RG Jones & Martin Audio Maintain Winning Formula For Glastonbury Festival

After a one-year break, it was business as usual back at Worthy Farm site for this year’s Glastonbury Festival, where RG Jones once again deployed Martin Audio W8 Longbow line arrays for the Pyramid Stage.

With visiting artists and sound engineers so complimentary about the sound system two years ago, RG Jones had no hesitation in fielding a similar PA rig, knowing that this would meet all compliances and propagation tests set by the acoustics consultants and organizer Michael Eavis, while serving crowds of 150,000 that converge on the site for the four-day event.

The Longbow hangs are now a familiar sight, book-ending either side of the iconic Pyramid, having fulfilled similar duties for the previous four festivals.

Once again dual inner and outer PA hangs comprised of 14 W8L Longbow elements per side, with two W8LD Downfills at the base provided the full range dynamic––making 64 boxes in total.

However, this year RG Jones changed the subwoofer design from the Martin Audio WS318X (3 x 18-in) subs fielded in 2011 back to 54 of the WS218X (2 x 18-in) enclosures used previously––still maintaining an electronically curved, cardioid broadside array configuration.

With the subs delayed incrementally from the center outwards, the overall wavefront was tuned to fill the Pyramid Stage area, and ensure that spillage beyond the site perimeter was minimized.

According to RG Jones project manager Ben Milton, a Glastonbury stalwart who was taking on the role of project manager for the first time, “We have tried various configurations of the bass array and this solution––with two enclosures front facing and one reversed––works particularly well; the rejection from the stage is great and it enables us to bend, shape and steer the sound.”

In addition, two clusters of four W8LC compact line arrays, situated at each end of the crash barrier, provided nearfield infills, and four delay masts each comprising a further 16 x W8LC were positioned 330 feet back from the downstage center, split into an arc.

“This solution worked great,” says Milton. “The organizers wanted to leave nothing to chance when it came to maintaining levels and this was virtually a carbon copy of the 2011 system.

“We had plenty of opportunity to walk the field and conduct measurements to ensure the accuracy of the system.”

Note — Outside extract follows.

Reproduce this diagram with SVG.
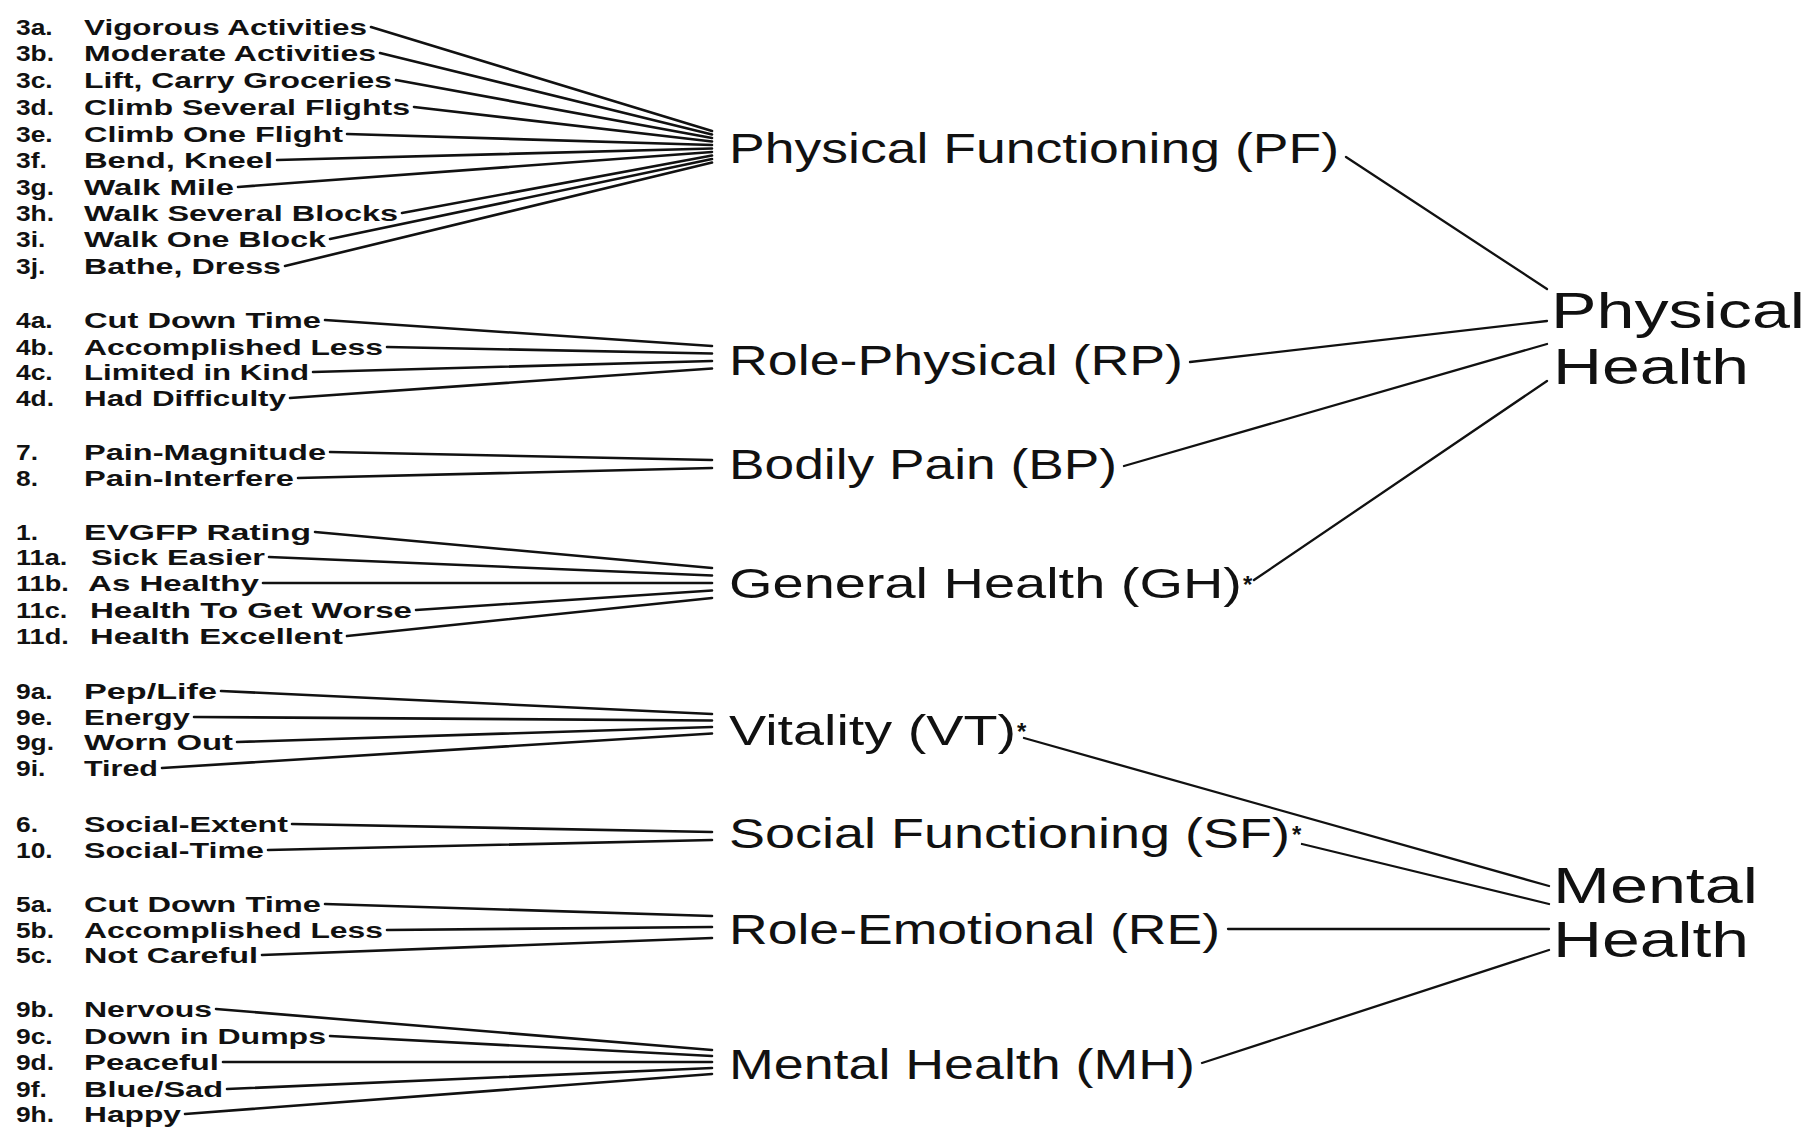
<svg xmlns="http://www.w3.org/2000/svg" width="1810" height="1129" viewBox="0 0 1810 1129">
<style>
.n{font-family:"Liberation Sans",Arial,sans-serif;font-size:22px;font-weight:bold;fill:#111}
.d{font-family:"Liberation Sans",Arial,sans-serif;font-size:42px;fill:#111}
.s{font-family:"Liberation Sans",Arial,sans-serif;font-size:24px;font-weight:bold;fill:#111}
.h{font-family:"Liberation Sans",Arial,sans-serif;font-size:50px;fill:#111}
.c line{stroke:#111;stroke-width:2.6;stroke-linecap:round}
.c .r{stroke-width:2.3}
</style>
<rect width="1810" height="1129" fill="#fff"/>
<g id="connectors" class="c">
<line x1="371" y1="27" x2="712" y2="131"/>
<line x1="380" y1="53" x2="712" y2="134.5"/>
<line x1="396" y1="80" x2="712" y2="138"/>
<line x1="414" y1="107" x2="712" y2="141.5"/>
<line x1="347" y1="134" x2="712" y2="145"/>
<line x1="277" y1="160" x2="712" y2="148.5"/>
<line x1="238" y1="187" x2="712" y2="152"/>
<line x1="402" y1="213" x2="712" y2="155.5"/>
<line x1="330" y1="239" x2="712" y2="159"/>
<line x1="285" y1="266" x2="712" y2="162.5"/>
<line x1="325" y1="320" x2="712" y2="346"/>
<line x1="387" y1="347" x2="712" y2="353.5"/>
<line x1="313" y1="372" x2="712" y2="361"/>
<line x1="290" y1="398" x2="712" y2="368.5"/>
<line x1="330" y1="452" x2="712" y2="460"/>
<line x1="298" y1="478" x2="712" y2="468"/>
<line x1="315" y1="532" x2="712" y2="568"/>
<line x1="269" y1="557" x2="712" y2="575.5"/>
<line x1="263" y1="583" x2="712" y2="583"/>
<line x1="416" y1="610" x2="712" y2="590.5"/>
<line x1="347" y1="636" x2="712" y2="598"/>
<line x1="221" y1="691" x2="712" y2="714"/>
<line x1="194" y1="717" x2="712" y2="720.5"/>
<line x1="237" y1="742" x2="712" y2="727"/>
<line x1="162" y1="768" x2="712" y2="733.5"/>
<line x1="292" y1="824" x2="712" y2="832"/>
<line x1="268" y1="850" x2="712" y2="840"/>
<line x1="325" y1="904" x2="712" y2="916"/>
<line x1="387" y1="930" x2="712" y2="927"/>
<line x1="262" y1="955" x2="712" y2="938"/>
<line x1="216" y1="1009" x2="712" y2="1050"/>
<line x1="330" y1="1036" x2="712" y2="1056"/>
<line x1="223" y1="1062" x2="712" y2="1062"/>
<line x1="227" y1="1089" x2="712" y2="1068"/>
<line x1="185" y1="1114" x2="712" y2="1074"/>
<line class="r" x1="1346" y1="157" x2="1547" y2="289"/>
<line class="r" x1="1190" y1="362" x2="1547" y2="321"/>
<line class="r" x1="1124" y1="466" x2="1547" y2="344"/>
<line class="r" x1="1254" y1="580" x2="1547" y2="381"/>
<line class="r" x1="1024" y1="738" x2="1549" y2="886"/>
<line class="r" x1="1302" y1="844" x2="1549" y2="904"/>
<line class="r" x1="1228" y1="929" x2="1549" y2="929"/>
<line class="r" x1="1202" y1="1063" x2="1549" y2="950"/>
</g>
<g id="item-3a"><text class="n" x="16" y="35" textLength="36.7" lengthAdjust="spacingAndGlyphs">3a.</text><text class="n" x="84" y="35" textLength="283" lengthAdjust="spacingAndGlyphs">Vigorous Activities</text></g>
<g id="item-3b"><text class="n" x="16" y="61" textLength="38" lengthAdjust="spacingAndGlyphs">3b.</text><text class="n" x="84" y="61" textLength="292" lengthAdjust="spacingAndGlyphs">Moderate Activities</text></g>
<g id="item-3c"><text class="n" x="16" y="88" textLength="36.7" lengthAdjust="spacingAndGlyphs">3c.</text><text class="n" x="84" y="88" textLength="308" lengthAdjust="spacingAndGlyphs">Lift, Carry Groceries</text></g>
<g id="item-3d"><text class="n" x="16" y="115" textLength="38" lengthAdjust="spacingAndGlyphs">3d.</text><text class="n" x="84" y="115" textLength="326" lengthAdjust="spacingAndGlyphs">Climb Several Flights</text></g>
<g id="item-3e"><text class="n" x="16" y="142" textLength="36.7" lengthAdjust="spacingAndGlyphs">3e.</text><text class="n" x="84" y="142" textLength="259" lengthAdjust="spacingAndGlyphs">Climb One Flight</text></g>
<g id="item-3f"><text class="n" x="16" y="168" textLength="30.8" lengthAdjust="spacingAndGlyphs">3f.</text><text class="n" x="84" y="168" textLength="189" lengthAdjust="spacingAndGlyphs">Bend, Kneel</text></g>
<g id="item-3g"><text class="n" x="16" y="195" textLength="38" lengthAdjust="spacingAndGlyphs">3g.</text><text class="n" x="84" y="195" textLength="150" lengthAdjust="spacingAndGlyphs">Walk Mile</text></g>
<g id="item-3h"><text class="n" x="16" y="221" textLength="38" lengthAdjust="spacingAndGlyphs">3h.</text><text class="n" x="84" y="221" textLength="314" lengthAdjust="spacingAndGlyphs">Walk Several Blocks</text></g>
<g id="item-3i"><text class="n" x="16" y="247" textLength="29.4" lengthAdjust="spacingAndGlyphs">3i.</text><text class="n" x="84" y="247" textLength="242" lengthAdjust="spacingAndGlyphs">Walk One Block</text></g>
<g id="item-3j"><text class="n" x="16" y="274" textLength="29.4" lengthAdjust="spacingAndGlyphs">3j.</text><text class="n" x="84" y="274" textLength="197" lengthAdjust="spacingAndGlyphs">Bathe, Dress</text></g>
<g id="item-4a"><text class="n" x="16" y="328" textLength="36.7" lengthAdjust="spacingAndGlyphs">4a.</text><text class="n" x="84" y="328" textLength="237" lengthAdjust="spacingAndGlyphs">Cut Down Time</text></g>
<g id="item-4b"><text class="n" x="16" y="355" textLength="38" lengthAdjust="spacingAndGlyphs">4b.</text><text class="n" x="84" y="355" textLength="299" lengthAdjust="spacingAndGlyphs">Accomplished Less</text></g>
<g id="item-4c"><text class="n" x="16" y="380" textLength="36.7" lengthAdjust="spacingAndGlyphs">4c.</text><text class="n" x="84" y="380" textLength="225" lengthAdjust="spacingAndGlyphs">Limited in Kind</text></g>
<g id="item-4d"><text class="n" x="16" y="406" textLength="38" lengthAdjust="spacingAndGlyphs">4d.</text><text class="n" x="84" y="406" textLength="202" lengthAdjust="spacingAndGlyphs">Had Difficulty</text></g>
<g id="item-7"><text class="n" x="16" y="460" textLength="22" lengthAdjust="spacingAndGlyphs">7.</text><text class="n" x="84" y="460" textLength="242" lengthAdjust="spacingAndGlyphs">Pain-Magnitude</text></g>
<g id="item-8"><text class="n" x="16" y="486" textLength="22" lengthAdjust="spacingAndGlyphs">8.</text><text class="n" x="84" y="486" textLength="210" lengthAdjust="spacingAndGlyphs">Pain-Interfere</text></g>
<g id="item-1"><text class="n" x="16" y="540" textLength="22" lengthAdjust="spacingAndGlyphs">1.</text><text class="n" x="84" y="540" textLength="227" lengthAdjust="spacingAndGlyphs">EVGFP Rating</text></g>
<g id="item-11a"><text class="n" x="16" y="565" textLength="51.4" lengthAdjust="spacingAndGlyphs">11a.</text><text class="n" x="91" y="565" textLength="174" lengthAdjust="spacingAndGlyphs">Sick Easier</text></g>
<g id="item-11b"><text class="n" x="16" y="591" textLength="52.8" lengthAdjust="spacingAndGlyphs">11b.</text><text class="n" x="88" y="591" textLength="171" lengthAdjust="spacingAndGlyphs">As Healthy</text></g>
<g id="item-11c"><text class="n" x="16" y="618" textLength="51.4" lengthAdjust="spacingAndGlyphs">11c.</text><text class="n" x="90" y="618" textLength="322" lengthAdjust="spacingAndGlyphs">Health To Get Worse</text></g>
<g id="item-11d"><text class="n" x="16" y="644" textLength="52.8" lengthAdjust="spacingAndGlyphs">11d.</text><text class="n" x="90" y="644" textLength="253" lengthAdjust="spacingAndGlyphs">Health Excellent</text></g>
<g id="item-9a"><text class="n" x="16" y="699" textLength="36.7" lengthAdjust="spacingAndGlyphs">9a.</text><text class="n" x="84" y="699" textLength="133" lengthAdjust="spacingAndGlyphs">Pep/Life</text></g>
<g id="item-9e"><text class="n" x="16" y="725" textLength="36.7" lengthAdjust="spacingAndGlyphs">9e.</text><text class="n" x="84" y="725" textLength="106" lengthAdjust="spacingAndGlyphs">Energy</text></g>
<g id="item-9g"><text class="n" x="16" y="750" textLength="38" lengthAdjust="spacingAndGlyphs">9g.</text><text class="n" x="84" y="750" textLength="149" lengthAdjust="spacingAndGlyphs">Worn Out</text></g>
<g id="item-9i"><text class="n" x="16" y="776" textLength="29.4" lengthAdjust="spacingAndGlyphs">9i.</text><text class="n" x="84" y="776" textLength="74" lengthAdjust="spacingAndGlyphs">Tired</text></g>
<g id="item-6"><text class="n" x="16" y="832" textLength="22" lengthAdjust="spacingAndGlyphs">6.</text><text class="n" x="84" y="832" textLength="204" lengthAdjust="spacingAndGlyphs">Social-Extent</text></g>
<g id="item-10"><text class="n" x="16" y="858" textLength="36.7" lengthAdjust="spacingAndGlyphs">10.</text><text class="n" x="84" y="858" textLength="180" lengthAdjust="spacingAndGlyphs">Social-Time</text></g>
<g id="item-5a"><text class="n" x="16" y="912" textLength="36.7" lengthAdjust="spacingAndGlyphs">5a.</text><text class="n" x="84" y="912" textLength="237" lengthAdjust="spacingAndGlyphs">Cut Down Time</text></g>
<g id="item-5b"><text class="n" x="16" y="938" textLength="38" lengthAdjust="spacingAndGlyphs">5b.</text><text class="n" x="84" y="938" textLength="299" lengthAdjust="spacingAndGlyphs">Accomplished Less</text></g>
<g id="item-5c"><text class="n" x="16" y="963" textLength="36.7" lengthAdjust="spacingAndGlyphs">5c.</text><text class="n" x="84" y="963" textLength="174" lengthAdjust="spacingAndGlyphs">Not Careful</text></g>
<g id="item-9b"><text class="n" x="16" y="1017" textLength="38" lengthAdjust="spacingAndGlyphs">9b.</text><text class="n" x="84" y="1017" textLength="128" lengthAdjust="spacingAndGlyphs">Nervous</text></g>
<g id="item-9c"><text class="n" x="16" y="1044" textLength="36.7" lengthAdjust="spacingAndGlyphs">9c.</text><text class="n" x="84" y="1044" textLength="242" lengthAdjust="spacingAndGlyphs">Down in Dumps</text></g>
<g id="item-9d"><text class="n" x="16" y="1070" textLength="38" lengthAdjust="spacingAndGlyphs">9d.</text><text class="n" x="84" y="1070" textLength="135" lengthAdjust="spacingAndGlyphs">Peaceful</text></g>
<g id="item-9f"><text class="n" x="16" y="1097" textLength="30.8" lengthAdjust="spacingAndGlyphs">9f.</text><text class="n" x="84" y="1097" textLength="139" lengthAdjust="spacingAndGlyphs">Blue/Sad</text></g>
<g id="item-9h"><text class="n" x="16" y="1122" textLength="38" lengthAdjust="spacingAndGlyphs">9h.</text><text class="n" x="84" y="1122" textLength="97" lengthAdjust="spacingAndGlyphs">Happy</text></g>
<g id="domain-PF"><text class="d" x="729" y="163" textLength="610" lengthAdjust="spacingAndGlyphs">Physical Functioning (PF)</text></g>
<g id="domain-RP"><text class="d" x="729" y="375" textLength="454" lengthAdjust="spacingAndGlyphs">Role-Physical (RP)</text></g>
<g id="domain-BP"><text class="d" x="729" y="479" textLength="388" lengthAdjust="spacingAndGlyphs">Bodily Pain (BP)</text></g>
<g id="domain-GH"><text class="d" x="729" y="598" textLength="513" lengthAdjust="spacingAndGlyphs">General Health (GH)</text><text class="s" x="1243" y="593">*</text></g>
<g id="domain-VT"><text class="d" x="729" y="745" textLength="287" lengthAdjust="spacingAndGlyphs">Vitality (VT)</text><text class="s" x="1017" y="740">*</text></g>
<g id="domain-SF"><text class="d" x="729" y="848" textLength="561" lengthAdjust="spacingAndGlyphs">Social Functioning (SF)</text><text class="s" x="1292" y="843">*</text></g>
<g id="domain-RE"><text class="d" x="729" y="944" textLength="491" lengthAdjust="spacingAndGlyphs">Role-Emotional (RE)</text></g>
<g id="domain-MH"><text class="d" x="729" y="1079" textLength="466" lengthAdjust="spacingAndGlyphs">Mental Health (MH)</text></g>
<g id="physical-health"><text class="h" x="1551" y="328" textLength="254" lengthAdjust="spacingAndGlyphs">Physical</text><text class="h" x="1553" y="384" textLength="196" lengthAdjust="spacingAndGlyphs">Health</text></g>
<g id="mental-health"><text class="h" x="1553" y="903" textLength="205" lengthAdjust="spacingAndGlyphs">Mental</text><text class="h" x="1553" y="957" textLength="196" lengthAdjust="spacingAndGlyphs">Health</text></g>
</svg>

One advantage was the additional zoning that could be applied for tighter control. “All the tops were on individual circuits so we could turn them down very discreetly if necessary and sculpt the system. When the sun goes down the air temperature changes and we back off the top boxes; and as it cools we can bring them back up again.”

This is the domain of seasoned PA system technician Mark Edwards, who has extensive experience with Martin Audio systems. He was an essential member of RG Jones’ specialist team, which included Steve Carr and Damian Dyer at front of house (with the experienced Simon Honywill occupying more of a “floating” role this year).

Down at the stag,e logistical duties were shared by Ben Milton (who also mixed monitors for some acts) and Mark Isbister. Supporting the system throughout was Martin Audio R&D director Jason Baird.

Glastonbury veteran Honywill could not have been more positive, “This year’s festival was the most professional, slick, and calm, enjoyable experience I can remember at an event of this stature.

“The Rolling Stones sounded absolutely incredible, with all the requisite punch and fidelity you could have wished for. Coverage was superb––the Stones FOH team was extremely happy, and the punters were testament to that. As a neutral platform for all the acts, it would be very difficult to criticize the sound, and I was proud to be associated with such a brilliantly well delivered system.”

Milton adds, “We now have bands and their technicians fully confident in the system and happy to use our racks, stacks and control. It makes for a great British synergy: a British production company using a British PA system at the greatest of British festivals.”

The only thing Glastonbury lacked, reflected Honywill, was [sound engineer] Steve Watson, who sadly died the weekend before. “He is sadly missed, and the industry won’t be the same without him,” he states, in tribute.